When Quentin Tarantino crowns a film his “Favorite Movie Of The Year,” it’s impossible not to become hypnotized by expectations just a teensy bit. As a critic, it’s extremely important to go into any film with an open mind, no matter what the hype might suggest, but when someone of Tarantino’s status puts such an emphatic recommendation on a film, how can you not get a little excited? Big Bad Wolves, an Israeli revenge flick with some sick twists, is the movie that mesmerized Tarantino and provoked his comments, but could writers/directors Aharon Keshales and Navot Papushado win over larger audiences along with their not-so secret admirer?
There’s nothing more heartbreaking than a child abduction gone horribly wrong, as no father should have to bury his daughter or son – especially in a headless state. In the latest case of demented perversion, a killer may have picked the wrong family to tear apart, as distraught father Gidi (Tzahi Grad) attempts to take matters into his own hands. With Dror (Rotem Keinan) being the most prominent suspect, Gidi plots some torturous revenge of his own, but he may not be the only one. Miki (Lior Ashkenazi), a renegade police detective, also has his sights set on getting a confession out of Dror any way he can, but when the paths of these three men collide in a cataclysmic turn of events, it’s hard to tell who will have the final say. Is Dror guilty? Will Gidi get revenge? Can Miki put an end to the despicable crime spree?
There’s something primal about Big Bad Wolves – something that highlights the depravity not only in the actions of one sick, twisted murderer’s fantasy, but in the cold-blooded revenge Gidi seeks out. An eye for an eye and the whole world goes blind, right? Can the death of a child rapist and murderer really bring soothing retribution to a father with an empty hole in his heart? Sure, revenge thrillers have let the populous wonder what playing Uma Thurman from Kill Bill would be like given the proper chance, but it’s hard to realistically rationalize a story involving a restaurant newly decorated with the limbs of Crazy 88 lackies. Big Bad Wolves enters a realm of eerie horror by delivering a story that not only amps our hero complex a few notches, but carries out these graphic acts of revenge in a calculated, disturbingly believable way. The Devil is in the details, and with a plan that only involves a bolted chair, a secluded house, and a proper tool-kit, revenge doesn’t seem that unattainable.

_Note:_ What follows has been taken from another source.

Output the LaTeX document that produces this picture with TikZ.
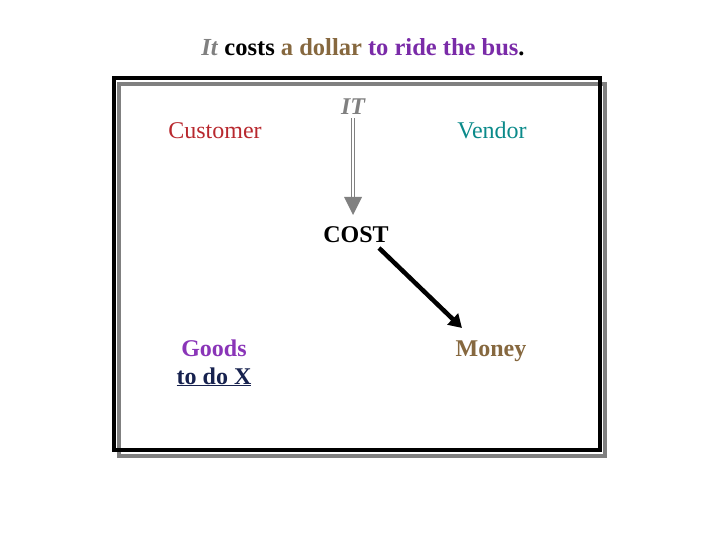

The real pleasure here is watching the increasingly sadistic dynamic at work between our three characters, as each one brings a different, conflicting persona. You’ve got poor Dror, the man struggling to prove his innocence through vehemently denying the accusations and enduring mass amounts of pain, Gidi, the visibly unflinching father of the dead child whose brutish thoughts of revenge won’t be stopped by anyone, and then Miki, the more calculated, plan-oriented justice seeker stuck between Gidi’s passionate bludgeoning and Dror’s confession of purity. Of course, the biggest, baddest wolf of them all has to be Gidi’s father Yoram (Doval’e Glickman), inserted as an unexpected jolt of energy, but masked as a point of tension. Big Bad Wolves isn’t just a gritty revenge flick, it’s also a beautifully acted description of the different people who scoff at the phrase “Two wrongs don’t make a right.”
As far as the “torture porn” type gross-outs some of you might be expecting, Big Bad Wolves isn’t the next Hostel – which is a good thing. Trust me, it’s plenty violent. You’ll find yourself flinching and gorehounds will get their bloodthirsty fill, but milder viewers won’t have to endure the most despicable and vile of actions. In fact, I rather like how Aharon Keshales and Navot Papushado manipulate our reactions by teasing a bit of violence, say Gidi lining up his hammer slam, only to have him become distracted at the last minute. Dror appears momentarily revealed, but then instead of prepping us for another attempt, Gidi just waltzs back in the room and hammers Dror’s hand without warning. It’s a cheeky bit of filmmaking tomfoolery, but it works, which is the most important aspect.
Big Bad Wolves huffs, puffs, and blows the competition away, mainly because there’s no Israeli genre for films like this – yet. It’s fantastic to see this shocking tale receive wide distribution so rapidly, because not only does Aharon Keshales and Navot Papushado’s film deserve home country praise, but it easily matches up against international genre entries from around the globe. There’s a certain primal ferocity and grounded planning that makes Big Bad Wolves one wickedly delicious fairytale from Hell, as it takes a special type of awesome to turn childhood folklore into something so evil – but so damn enjoyable. Does that make me crazy?